Scientists on Earth are obsessed with the history of our nearest neighbor, Mars. With rovers on its surface, we probe the martian soil for evidence of water and organic chemicals that may hold the clue to past life on the Red Planet.

Last month, researchers began to explore the upper atmosphere of Mars for more evidence of the same. NASA’s MAVEN mission seeks to understand the chemistry of the atmosphere now to shed light on the past atmosphere. How does energy flow through the system, from the Sun to the planet and back out into space? How do particles react once they hit the planet’s atmosphere and surface? And how do they escape back into space?

The MAVEN satellite launched just over a year ago and entered orbit around Mars in September. The scientific instrumentation on-board was fully calibrated and operational on November 16, and the team discussed initial findings from this first month today at the American Geophysical Union (AGU) meeting in San Francisco.

As MAVEN orbits Mars, it travels into the ionosphere—the layer of ions and electrons extending from about 75 to 300 miles above the surface. This layer serves as a kind of shield around the planet, deflecting the solar wind, an intense stream of hot, high-energy particles from the sun.
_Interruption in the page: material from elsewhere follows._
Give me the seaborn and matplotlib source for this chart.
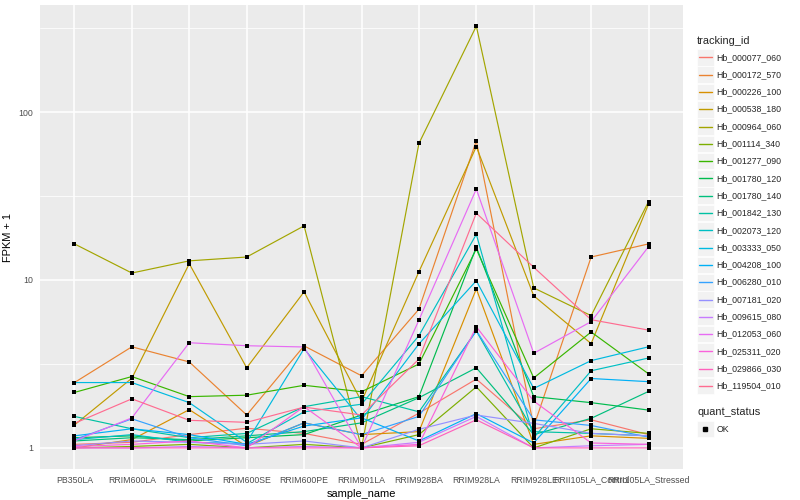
import numpy as np
import pandas as pd
import matplotlib
matplotlib.use("Agg")
import matplotlib.pyplot as plt
import seaborn as sns
from matplotlib.patches import Rectangle
from matplotlib.lines import Line2D

sns.set_theme(style="darkgrid")
plt.rcParams['font.family'] = ['Liberation Sans', 'DejaVu Sans']

samples = ["PB350LA", "RRIM600LA", "RRIM600LE", "RRIM600SE", "RRIM600PE", "RRIM901LA",
           "RRIM928BA", "RRIM928LA", "RRIM928LE", "RRII105LA_Control", "RRII105LA_Stressed"]

tracking_ids = ["Hb_000077_060", "Hb_000172_570", "Hb_000226_100", "Hb_000538_180",
                "Hb_000964_060", "Hb_001114_340", "Hb_001277_090", "Hb_001780_120",
                "Hb_001780_140", "Hb_001842_130", "Hb_002073_120", "Hb_003333_050",
                "Hb_004208_100", "Hb_006280_010", "Hb_007181_020", "Hb_009615_080",
                "Hb_012053_060", "Hb_025311_020", "Hb_029866_030", "Hb_119504_010"]

# FPKM + 1 (one value per sample)
hb_000077_060 = [1.05, 1.08, 1.2, 1.31, 1.22, 1.05, 1.61, 2.57, 1.3, 1.47, 1.2]
hb_000172_570 = [2.45, 4.0, 3.25, 1.57, 4.05, 2.69, 6.7, 67.5, 1.34, 13.7, 16.4]
hb_000226_100 = [1.0, 1.12, 1.69, 1.02, 1.41, 1.2, 1.25, 8.85, 1.05, 1.18, 1.14]
hb_000538_180 = [1.37, 2.6, 12.5, 3.0, 8.5, 1.89, 11.2, 62.2, 8.05, 4.18, 28.3]
hb_000964_060 = [16.4, 11.0, 13.0, 13.7, 21.0, 1.0, 65.0, 325.0, 8.97, 6.13, 29.3]
hb_001114_340 = [1.0, 1.02, 1.05, 1.0, 1.05, 1.0, 1.2, 2.31, 1.0, 1.3, 1.22]
hb_001277_090 = [2.14, 2.66, 2.02, 2.06, 2.36, 2.16, 3.16, 15.3, 2.61, 4.9, 2.76]
hb_001780_120 = [1.15, 1.18, 1.1, 1.15, 1.2, 1.57, 2.02, 15.7, 2.02, 1.86, 1.68]
hb_001780_140 = [1.1, 1.15, 1.12, 1.18, 1.25, 1.41, 1.99, 3.0, 1.2, 1.5, 2.17]
hb_001842_130 = [1.54, 1.3, 1.15, 1.22, 1.76, 2.02, 1.64, 4.97, 1.25, 1.22, 1.18]
hb_002073_120 = [1.12, 1.2, 1.08, 1.06, 1.64, 1.82, 4.66, 18.7, 1.15, 2.88, 3.43]
hb_003333_050 = [2.45, 2.45, 1.86, 1.08, 3.9, 1.47, 4.16, 9.9, 2.26, 3.31, 4.0]
hb_004208_100 = [1.18, 1.3, 1.2, 1.05, 1.35, 1.51, 1.1, 1.6, 1.07, 2.59, 2.48]
hb_006280_010 = [1.12, 1.49, 1.15, 1.03, 1.41, 1.2, 1.54, 5.0, 1.47, 1.36, 1.16]
hb_007181_020 = [1.03, 1.1, 1.08, 1.05, 1.1, 1.0, 1.29, 1.57, 1.4, 1.22, 1.18]
hb_009615_080 = [1.0, 1.0, 1.02, 1.0, 1.02, 1.0, 1.08, 1.54, 1.0, 1.03, 1.05]
hb_012053_060 = [1.1, 1.51, 4.23, 4.06, 3.99, 1.0, 5.77, 34.8, 3.66, 5.65, 15.8]
hb_025311_020 = [1.02, 1.05, 1.1, 1.0, 1.76, 1.0, 1.05, 5.27, 1.9, 1.07, 1.05]
hb_029866_030 = [1.0, 1.0, 1.0, 1.0, 1.0, 1.0, 1.03, 1.47, 1.0, 1.0, 1.0]
hb_119504_010 = [1.4, 1.96, 1.46, 1.42, 1.75, 1.57, 3.38, 25.0, 11.9, 5.8, 5.03]

series_values = [hb_000077_060, hb_000172_570, hb_000226_100, hb_000538_180,
                 hb_000964_060, hb_001114_340, hb_001277_090, hb_001780_120,
                 hb_001780_140, hb_001842_130, hb_002073_120, hb_003333_050,
                 hb_004208_100, hb_006280_010, hb_007181_020, hb_009615_080,
                 hb_012053_060, hb_025311_020, hb_029866_030, hb_119504_010]

# ggplot2 default hue palette for 20 levels
colors = ["#F8766D", "#EA8331", "#D89000", "#C09B00", "#A3A500", "#7CAE00", "#39B600",
          "#00BB4E", "#00BF7D", "#00C1A3", "#00BFC4", "#00BAE0", "#00B0F6", "#35A2FF",
          "#9590FF", "#C77CFF", "#E76BF3", "#FA62DB", "#FF62BC", "#FF6C91"]

rows = []
for tid, vals in zip(tracking_ids, series_values):
    for s, v in zip(samples, vals):
        rows.append((tid, s, v))
df = pd.DataFrame(rows, columns=["tracking_id", "sample_name", "fpkm1"])
df["pos"] = df["sample_name"].map({s: i for i, s in enumerate(samples)})

fig = plt.figure(figsize=(8, 5), dpi=100)
ax = fig.add_axes([40 / 800, 1 - 469 / 500, 643 / 800, 464 / 500])
ax.set_facecolor("#EBEBEB")

sns.lineplot(data=df, x="pos", y="fpkm1", hue="tracking_id", hue_order=tracking_ids,
             palette=colors, estimator=None, sort=False, linewidth=0.85,
             legend=False, ax=ax, zorder=3)
sns.scatterplot(data=df, x="pos", y="fpkm1", color="black", marker="s", s=7,
                linewidth=0, legend=False, ax=ax, zorder=4)

ax.set_yscale("log")
lo, hi = np.log10(df["fpkm1"].min()), np.log10(df["fpkm1"].max())
pad = 0.05 * (hi - lo)
ax.set_ylim(10 ** (lo - pad), 10 ** (hi + pad))
ax.set_xlim(-0.6, len(samples) - 0.4)

ax.set_yticks([1, 10, 100])
ax.set_yticklabels(["1", "10", "100"])
ax.set_yticks([10 ** 0.5, 10 ** 1.5, 10 ** 2.5], minor=True)
ax.yaxis.set_minor_formatter(matplotlib.ticker.NullFormatter())
ax.set_xticks(range(len(samples)))
ax.set_xticklabels(samples)

ax.grid(which="major", color="white", linewidth=1.1)
ax.grid(which="minor", axis="y", color="white", linewidth=0.55)
ax.grid(which="minor", axis="x", visible=False)
for sp in ax.spines.values():
    sp.set_visible(False)
ax.tick_params(axis="both", which="major", length=2.7, width=0.8, color="#333333",
               labelsize=6.3, labelcolor="#4D4D4D", pad=2)
ax.tick_params(axis="y", which="minor", length=0)
ax.set_xlabel("sample_name", fontsize=7.9, color="black", labelpad=3)
ax.set_ylabel("FPKM + 1", fontsize=7.9, color="black", labelpad=4)

# legend drawn in the ggplot style
def fx(px):
    return px / 800

def fy(py):
    return 1 - py / 500

fig.text(fx(697), fy(40.5), "tracking_id", fontsize=7.9, va="center", ha="left")
for i, (tid, c) in enumerate(zip(tracking_ids, colors)):
    yc = 57.3 + i * 17.3
    fig.add_artist(Rectangle((fx(697), fy(yc + 8.3)), 16.6 / 800, 16.6 / 500,
                             transform=fig.transFigure, facecolor="#F2F2F2",
                             edgecolor="white", linewidth=0.5))
    fig.add_artist(Line2D([fx(698.5), fx(712)], [fy(yc), fy(yc)], transform=fig.transFigure,
                          color=c, linewidth=1.0))
    fig.text(fx(716.5), fy(yc), tid, fontsize=6.3, va="center", ha="left")

fig.text(fx(697), fy(412), "quant_status", fontsize=7.9, va="center", ha="left")
fig.add_artist(Rectangle((fx(697), fy(429 + 8.3)), 16.6 / 800, 16.6 / 500,
                         transform=fig.transFigure, facecolor="#F2F2F2",
                         edgecolor="white", linewidth=0.5))
fig.add_artist(Line2D([fx(705)], [fy(429)], transform=fig.transFigure, color="black",
                      marker="s", markersize=2.6, linestyle="none"))
fig.text(fx(716.5), fy(429), "OK", fontsize=6.3, va="center", ha="left")

fig.savefig("out.png", dpi=100, facecolor="white")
Early results show that the solar wind isn’t completely deflected, however. A stream of solar wind particles penetrate deep into Mars’ upper atmosphere and ionosphere, sinking to surprisingly low altitudes, becoming neutral (i.e., without an electrical charge). There, the particles interact with the dense atmosphere and become charged again. The reappearance of these ions, which retain characteristics of the pristine solar wind, provides a new way to track the properties of the solar wind and may make it easier to link drivers of atmospheric loss directly to activity in the upper atmosphere and ionosphere.

At the press conference today, Paul Mahaffy of NASA Goddard discussed the purpose of the mass spectrometer on MAVEN, currently measuring both the charged ions and the neutral gases, providing a big picture of the mission over the next several months. “We’re looking at gas in Mars’s upper atmosphere—what’s there, where it comes from and where it goes,” he said. The team is exploring a potential reservoir or source of gas that escaped the Red Planet forever, he continued. Understanding the history of this escape from Mars, this loss of atmosphere over billions of years, may provide more details of how the surface of Mars lost ability to sustain life, if it ever did.

“We are beginning to see the links in a chain that begins with solar-driven processes acting on gas in the upper atmosphere and leads to atmospheric loss,” said Bruce Jakosky, team leader and MAVEN principal investigator. “Over the course of the full mission, we’ll be able to fill in this picture and really understand the processes by which the atmosphere changed over time.”